Interoperable processes for openEO's big Earth observation cloud processing.
https://processes.openeo.org
Apache License 2.0
48 stars 15 forks source link

Allow `udf` in `run_udf` to be array of strings #374

Open soxofaan opened 2 years ago

soxofaan commented 2 years ago

https://github.com/Open-EO/openeo-processes/blob/d0ce91fcd347360b907ea2d9589d7564a2c1e1e3/run_udf.json#L30-L51

In all practical use cases of run_udf I've seen, the udf code is provided as an inline string (not as URL or file path). Putting the UDF code as a single one-line string with newlines enced as \n is however horrible for version control (when the process graph is stored in a repository, which we often do).

Feature request: allow the udf code also to be an array of strings (one string per line of code), which is a lot friendlier for version control tools. (Note that this is the JSON encoding approach used by jupyter notebooks)

m-mohr commented 2 years ago

Hmm, I'm not sure about this. We also experiment with use cases (in R) where we may need to pass multiple UDF files (i.e. multiple file paths or uris) and then we run into ambiguities as an array of strings could be anything and we don't have a good pattern anymore to distinguish them.

That the file path is rarely used is IMHO not a good argument yet as user workspaces are simply not supported by back-ends yet and as such file-path can't be used although peoply may want to use it.

soxofaan commented 2 years ago

we may need to pass multiple UDF files (i.e. multiple file paths or uris) and then we run into ambiguities as an array of strings could be anything and we don't have a good pattern anymore to distinguish them.

Interesting. But if you want to pass multiple "files", you probably want to encode this as a mapping (filename -> contents) instead of just an array, because these files probably want to refer to each other (e.g. based on a filename).

That the file path is rarely used is IMHO not a good argument yet as user workspaces are simply not supported by back-ends yet and as such file-path can't be used although peoply may want to use it.

The problem with file path or URL is that you add a dependency to an external resource that might change unannounced, disappear, cause permission issues ... . Having your UDF fully embedded within your process graph is a good thing if you want to make it completely self-contained.

m-mohr commented 2 years ago

Interesting.
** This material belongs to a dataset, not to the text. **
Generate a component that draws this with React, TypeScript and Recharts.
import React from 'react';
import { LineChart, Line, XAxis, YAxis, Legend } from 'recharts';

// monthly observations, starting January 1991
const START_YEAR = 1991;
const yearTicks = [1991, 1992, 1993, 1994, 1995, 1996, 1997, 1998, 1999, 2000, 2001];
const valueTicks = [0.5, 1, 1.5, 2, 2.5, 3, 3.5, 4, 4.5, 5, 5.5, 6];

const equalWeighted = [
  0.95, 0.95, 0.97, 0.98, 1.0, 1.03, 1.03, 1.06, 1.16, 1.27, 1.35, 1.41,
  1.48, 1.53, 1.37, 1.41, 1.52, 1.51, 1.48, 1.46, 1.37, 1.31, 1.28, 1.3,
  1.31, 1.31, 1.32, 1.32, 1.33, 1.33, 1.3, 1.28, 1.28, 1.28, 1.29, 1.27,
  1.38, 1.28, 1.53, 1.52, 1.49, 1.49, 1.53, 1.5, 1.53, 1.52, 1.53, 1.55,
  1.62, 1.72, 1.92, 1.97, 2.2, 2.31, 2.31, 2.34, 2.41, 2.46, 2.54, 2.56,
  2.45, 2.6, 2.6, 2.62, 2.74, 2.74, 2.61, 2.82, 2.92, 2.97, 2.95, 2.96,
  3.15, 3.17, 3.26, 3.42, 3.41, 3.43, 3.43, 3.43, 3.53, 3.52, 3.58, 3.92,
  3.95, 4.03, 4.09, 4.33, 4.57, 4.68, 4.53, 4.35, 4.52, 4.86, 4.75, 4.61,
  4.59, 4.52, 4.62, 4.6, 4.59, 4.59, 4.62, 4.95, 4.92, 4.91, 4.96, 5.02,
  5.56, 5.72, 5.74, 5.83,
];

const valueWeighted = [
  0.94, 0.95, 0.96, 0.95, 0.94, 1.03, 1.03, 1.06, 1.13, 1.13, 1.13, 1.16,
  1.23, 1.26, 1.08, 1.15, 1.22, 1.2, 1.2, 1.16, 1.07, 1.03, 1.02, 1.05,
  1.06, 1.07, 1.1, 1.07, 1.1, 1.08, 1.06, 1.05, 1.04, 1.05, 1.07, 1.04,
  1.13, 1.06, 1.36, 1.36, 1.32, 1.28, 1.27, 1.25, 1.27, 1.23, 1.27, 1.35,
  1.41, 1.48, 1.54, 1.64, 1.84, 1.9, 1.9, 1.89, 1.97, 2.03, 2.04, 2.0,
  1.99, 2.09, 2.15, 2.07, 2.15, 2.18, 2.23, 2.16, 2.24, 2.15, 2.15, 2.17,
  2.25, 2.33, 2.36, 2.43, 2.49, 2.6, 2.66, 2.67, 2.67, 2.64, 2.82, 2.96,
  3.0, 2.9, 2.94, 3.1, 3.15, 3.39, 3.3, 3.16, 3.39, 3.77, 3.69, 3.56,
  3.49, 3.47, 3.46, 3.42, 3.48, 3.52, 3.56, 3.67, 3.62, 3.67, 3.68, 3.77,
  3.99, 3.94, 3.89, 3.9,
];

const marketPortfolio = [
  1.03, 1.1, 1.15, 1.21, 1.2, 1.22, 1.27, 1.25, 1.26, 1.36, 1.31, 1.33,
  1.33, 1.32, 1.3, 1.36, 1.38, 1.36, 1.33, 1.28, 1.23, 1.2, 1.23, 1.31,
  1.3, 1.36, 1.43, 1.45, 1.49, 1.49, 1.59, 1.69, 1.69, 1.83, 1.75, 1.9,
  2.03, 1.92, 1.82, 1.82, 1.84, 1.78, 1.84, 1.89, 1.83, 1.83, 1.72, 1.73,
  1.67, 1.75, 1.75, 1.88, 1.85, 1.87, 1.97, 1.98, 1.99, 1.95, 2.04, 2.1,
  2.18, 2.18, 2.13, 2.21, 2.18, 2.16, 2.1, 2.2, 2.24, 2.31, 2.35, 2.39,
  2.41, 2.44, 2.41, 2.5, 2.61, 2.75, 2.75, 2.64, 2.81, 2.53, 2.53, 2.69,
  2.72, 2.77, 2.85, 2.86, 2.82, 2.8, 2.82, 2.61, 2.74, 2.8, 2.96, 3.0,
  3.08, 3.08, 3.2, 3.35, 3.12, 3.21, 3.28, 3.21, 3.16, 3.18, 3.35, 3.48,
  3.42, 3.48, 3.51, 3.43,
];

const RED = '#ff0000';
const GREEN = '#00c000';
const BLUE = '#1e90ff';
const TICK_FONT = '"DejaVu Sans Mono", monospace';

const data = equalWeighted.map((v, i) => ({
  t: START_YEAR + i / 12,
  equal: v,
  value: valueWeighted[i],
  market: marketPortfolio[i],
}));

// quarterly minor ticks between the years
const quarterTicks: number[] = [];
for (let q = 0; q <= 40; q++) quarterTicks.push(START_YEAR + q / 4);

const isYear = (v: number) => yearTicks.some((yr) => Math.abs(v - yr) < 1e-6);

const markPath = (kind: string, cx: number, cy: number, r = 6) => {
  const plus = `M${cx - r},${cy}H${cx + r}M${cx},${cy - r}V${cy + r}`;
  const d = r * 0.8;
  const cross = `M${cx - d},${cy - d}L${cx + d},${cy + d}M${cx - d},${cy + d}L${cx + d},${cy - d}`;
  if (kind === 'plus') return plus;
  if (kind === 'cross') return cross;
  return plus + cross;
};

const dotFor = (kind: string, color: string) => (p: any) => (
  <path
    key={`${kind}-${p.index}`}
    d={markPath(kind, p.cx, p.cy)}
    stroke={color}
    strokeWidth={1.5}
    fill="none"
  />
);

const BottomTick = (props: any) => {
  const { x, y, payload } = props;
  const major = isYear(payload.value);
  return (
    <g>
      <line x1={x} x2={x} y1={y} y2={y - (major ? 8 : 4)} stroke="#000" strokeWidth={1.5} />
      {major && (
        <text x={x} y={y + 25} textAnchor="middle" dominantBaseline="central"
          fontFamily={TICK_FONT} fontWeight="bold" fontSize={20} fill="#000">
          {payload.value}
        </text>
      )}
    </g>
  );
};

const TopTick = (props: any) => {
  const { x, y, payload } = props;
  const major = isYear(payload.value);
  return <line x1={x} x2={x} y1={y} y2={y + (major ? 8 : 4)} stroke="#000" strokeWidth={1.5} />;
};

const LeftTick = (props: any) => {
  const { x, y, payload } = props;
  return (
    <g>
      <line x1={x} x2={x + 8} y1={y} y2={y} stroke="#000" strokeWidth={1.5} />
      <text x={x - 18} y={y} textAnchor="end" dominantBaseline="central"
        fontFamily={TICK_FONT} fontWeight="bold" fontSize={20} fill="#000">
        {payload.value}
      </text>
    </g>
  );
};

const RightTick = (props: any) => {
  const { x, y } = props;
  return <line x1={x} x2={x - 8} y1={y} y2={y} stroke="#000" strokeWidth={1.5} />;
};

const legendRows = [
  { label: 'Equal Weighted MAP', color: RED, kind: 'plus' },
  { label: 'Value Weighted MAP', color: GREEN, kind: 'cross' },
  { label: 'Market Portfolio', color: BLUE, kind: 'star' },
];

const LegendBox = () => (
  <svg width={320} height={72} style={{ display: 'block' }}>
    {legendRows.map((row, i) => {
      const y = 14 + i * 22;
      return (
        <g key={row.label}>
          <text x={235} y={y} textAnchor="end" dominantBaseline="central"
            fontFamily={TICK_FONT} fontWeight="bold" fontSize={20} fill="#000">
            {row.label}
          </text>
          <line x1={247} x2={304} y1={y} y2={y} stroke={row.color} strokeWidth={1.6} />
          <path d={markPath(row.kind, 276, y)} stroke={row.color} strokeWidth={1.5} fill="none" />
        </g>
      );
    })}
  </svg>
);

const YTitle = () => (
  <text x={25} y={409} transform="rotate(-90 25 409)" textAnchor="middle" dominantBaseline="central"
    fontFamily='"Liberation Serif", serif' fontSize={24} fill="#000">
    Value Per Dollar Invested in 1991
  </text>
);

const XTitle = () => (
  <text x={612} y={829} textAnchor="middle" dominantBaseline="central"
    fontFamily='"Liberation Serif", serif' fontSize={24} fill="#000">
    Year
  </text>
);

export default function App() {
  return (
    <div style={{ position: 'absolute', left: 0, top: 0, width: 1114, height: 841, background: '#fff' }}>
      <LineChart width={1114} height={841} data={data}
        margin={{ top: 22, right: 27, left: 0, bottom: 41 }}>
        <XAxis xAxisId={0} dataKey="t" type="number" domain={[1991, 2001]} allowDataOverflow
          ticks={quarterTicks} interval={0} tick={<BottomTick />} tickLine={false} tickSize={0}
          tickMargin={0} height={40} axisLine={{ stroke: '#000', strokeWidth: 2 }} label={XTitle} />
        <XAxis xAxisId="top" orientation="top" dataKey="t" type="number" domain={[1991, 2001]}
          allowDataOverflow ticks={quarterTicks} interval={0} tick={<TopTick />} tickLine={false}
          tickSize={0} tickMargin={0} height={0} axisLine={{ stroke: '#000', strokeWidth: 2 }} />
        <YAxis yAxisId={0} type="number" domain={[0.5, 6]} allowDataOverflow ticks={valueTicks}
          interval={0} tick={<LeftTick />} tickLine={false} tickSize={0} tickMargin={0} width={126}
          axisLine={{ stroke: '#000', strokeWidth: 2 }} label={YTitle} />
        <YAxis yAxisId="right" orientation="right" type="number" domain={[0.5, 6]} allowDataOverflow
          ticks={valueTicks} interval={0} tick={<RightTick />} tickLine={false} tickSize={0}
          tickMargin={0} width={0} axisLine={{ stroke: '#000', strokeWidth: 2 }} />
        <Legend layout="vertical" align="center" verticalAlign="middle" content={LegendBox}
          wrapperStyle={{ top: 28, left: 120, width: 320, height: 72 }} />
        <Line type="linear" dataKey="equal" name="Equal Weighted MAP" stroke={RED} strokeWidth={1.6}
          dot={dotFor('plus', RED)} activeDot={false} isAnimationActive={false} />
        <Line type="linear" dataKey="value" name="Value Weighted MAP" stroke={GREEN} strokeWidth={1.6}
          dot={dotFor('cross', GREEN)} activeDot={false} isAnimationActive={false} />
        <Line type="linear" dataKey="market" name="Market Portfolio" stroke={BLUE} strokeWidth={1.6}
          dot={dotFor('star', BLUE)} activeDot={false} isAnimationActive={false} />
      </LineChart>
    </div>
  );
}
But if you want to pass multiple "files", you probably want to encode this as a mapping (filename -> contents) instead of just an array, because these files probably want to refer to each other (e.g. based on a filename).
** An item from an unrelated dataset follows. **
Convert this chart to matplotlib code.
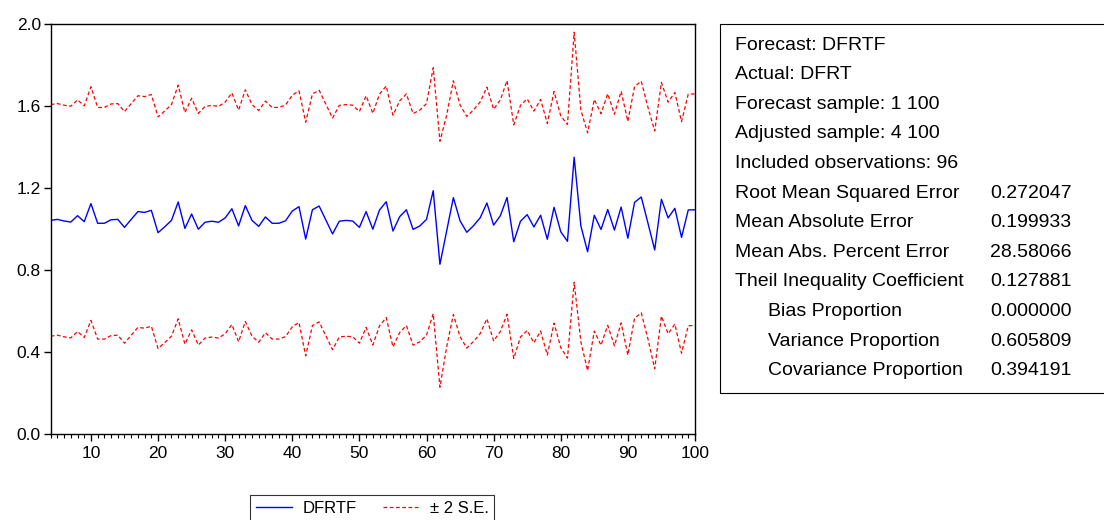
import numpy as np
import matplotlib
matplotlib.use("Agg")
import matplotlib.pyplot as plt
from matplotlib.patches import Rectangle
from matplotlib.ticker import MultipleLocator

plt.rcParams['font.family'] = ['Liberation Sans', 'DejaVu Sans']

# forecast sample (adjusted) 4..100
obs = list(range(4, 101))

# DFRTF forecast values
dfrtf = [1.042, 1.047, 1.039, 1.034, 1.065, 1.036, 1.124, 1.028, 1.028, 1.045,
         1.047, 1.008, 1.047, 1.085, 1.081, 1.091, 0.982, 1.011, 1.042, 1.132,
         1.003, 1.073, 0.999, 1.033, 1.038, 1.033, 1.054, 1.099, 1.015, 1.114,
         1.042, 1.013, 1.059, 1.028, 1.028, 1.040, 1.088, 1.109, 0.951, 1.094,
         1.112, 1.044, 0.976, 1.038, 1.042, 1.039, 1.008, 1.085, 0.999, 1.093,
         1.133, 0.990, 1.060, 1.094, 0.998, 1.015, 1.047, 1.187, 0.828, 0.990,
         1.153, 1.040, 0.984, 1.016, 1.055, 1.127, 1.019, 1.065, 1.154, 0.938,
         1.038, 1.070, 1.010, 1.067, 0.950, 1.106, 0.987, 0.940, 1.350, 1.015,
         0.889, 1.067, 0.998, 1.095, 0.995, 1.107, 0.955, 1.130, 1.156, 1.028,
         0.898, 1.145, 1.054, 1.101, 0.959, 1.093, 1.094]

# two standard errors for each point
two_se = [0.565, 0.565, 0.565, 0.565, 0.565, 0.565, 0.570, 0.565, 0.565, 0.565,
          0.565, 0.565, 0.565, 0.565, 0.565, 0.565, 0.565, 0.565, 0.565, 0.570,
          0.565, 0.565, 0.565, 0.565, 0.565, 0.565, 0.565, 0.565, 0.565, 0.565,
          0.565, 0.565, 0.565, 0.565, 0.565, 0.565, 0.565, 0.565, 0.570, 0.565,
          0.565, 0.565, 0.565, 0.565, 0.565, 0.565, 0.565, 0.565, 0.565, 0.565,
          0.565, 0.565, 0.565, 0.565, 0.565, 0.565, 0.565, 0.600, 0.600, 0.565,
          0.570, 0.565, 0.565, 0.565, 0.565, 0.565, 0.565, 0.565, 0.570, 0.570,
          0.565, 0.565, 0.565, 0.565, 0.565, 0.565, 0.565, 0.570, 0.610, 0.565,
          0.580, 0.565, 0.565, 0.565, 0.565, 0.565, 0.570, 0.565, 0.565, 0.565,
          0.580, 0.570, 0.565, 0.565, 0.565, 0.565, 0.565]

stat_labels = ["Forecast: DFRTF", "Actual: DFRT", "Forecast sample: 1 100",
               "Adjusted sample: 4 100", "Included observations: 96",
               "Root Mean Squared Error", "Mean Absolute Error",
               "Mean Abs. Percent Error", "Theil Inequality Coefficient",
               "Bias Proportion", "Variance Proportion", "Covariance Proportion"]
stat_values = ["", "", "", "", "", "0.272047", "0.199933", "28.58066",
               "0.127881", "0.000000", "0.605809", "0.394191"]
indented = [False] * 9 + [True] * 3

f = np.array(dfrtf)
s = np.array(two_se)

fig = plt.figure(figsize=(11.04, 5.2), dpi=100)
ax = fig.add_axes([0.0459, 0.1654, 0.5836, 0.7884])

ax.plot(obs, f, color='#0000ff', lw=1.0, label='DFRTF')
ax.plot(obs, f + s, color='#ff0000', lw=0.9, ls=(0, (3, 2)), label='± 2 S.E.')
ax.plot(obs, f - s, color='#ff0000', lw=0.9, ls=(0, (3, 2)))

ax.set_xlim(4, 100)
ax.set_ylim(0, 2.0)
ax.set_yticks([0.0, 0.4, 0.8, 1.2, 1.6, 2.0])
ax.set_yticklabels(['0.0', '0.4', '0.8', '1.2', '1.6', '2.0'])
ax.set_xticks(range(10, 101, 10))
ax.xaxis.set_minor_locator(MultipleLocator(1))
ax.tick_params(axis='x', which='major', direction='out', length=5, width=1, labelsize=12.5, pad=4)
ax.tick_params(axis='x', which='minor', direction='out', length=3, width=0.8)
ax.tick_params(axis='y', which='major', direction='out', length=5, width=1, labelsize=12.5, pad=2)
for sp in ax.spines.values():
    sp.set_linewidth(1.0)

leg = fig.legend(loc='upper center', bbox_to_anchor=(372 / 1104, 1 - 487 / 520), ncol=2,
                 fontsize=12, frameon=True, fancybox=False, edgecolor='black',
                 handlelength=2.2, handletextpad=0.6, columnspacing=1.6, borderpad=0.35)
leg.get_frame().set_linewidth(0.8)

# statistics box
fig.patches.append(Rectangle((720 / 1104, 1 - 393 / 520), 400 / 1104, 369 / 520,
                             transform=fig.transFigure, fill=False,
                             edgecolor='black', lw=0.8, clip_on=False))
y0 = 45
for i, lab in enumerate(stat_labels):
    yy = 1 - (y0 + i * 29.6) / 520
    xx = 768 if indented[i] else 735
    fig.text(xx / 1104, yy, lab, fontsize=14, va='center', ha='left')
    if stat_values[i]:
        fig.text(990 / 1104, yy, stat_values[i], fontsize=14, va='center', ha='left')

fig.savefig('out.png', dpi=100)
For file paths this is not required, you have the filename/path directly available and can load the content from it. For your use case, you'd indeed want to encode it in an object or an array of objects rather than in an array of strings, I assume.
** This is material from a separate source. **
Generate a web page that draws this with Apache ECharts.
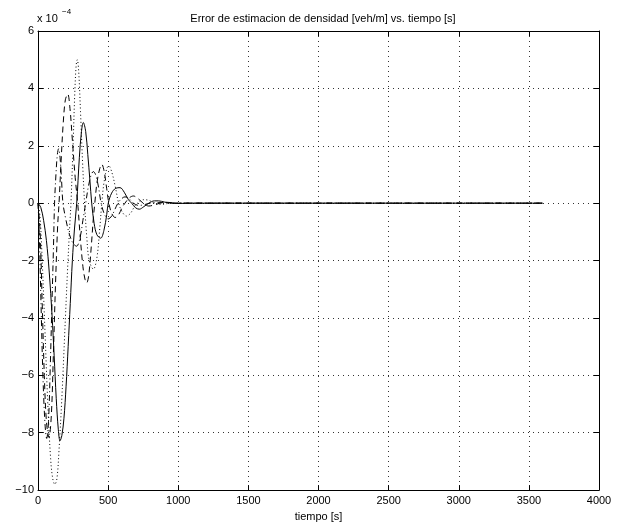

It just gives you a bit more structure for complex UDFs instead of squashing everything into one file (and some languages are relatively strict what they allow in a file, think Java with one class per File or C++ with h and cpp files, if you think about the future).

The problem with file path or URL is that you add a dependency to an external resource that might change unannounced, disappear, cause permission issues ... . Having your UDF fully embedded within your process graph is a good thing if you want to make it completely self-contained.

Agreed for URLs, but I'd sincerly hope that this doesn't occur for my user workspace at the back-end. And I personally, would prefer to not have the UDF available as a file as for me it is easier to just up- and download files. But that's a matter of taste, indeed.

soxofaan commented 2 years ago

I'd like to raise the importance of this feature request for version control friendly inline UDFs (e.g. as list of strings)

I just introduced a bug in an internal project because I could not properly review the diff of the UDF code. Luckily the unit tests caught some side effect in my case, but in general this is pretty bad for the developer experience.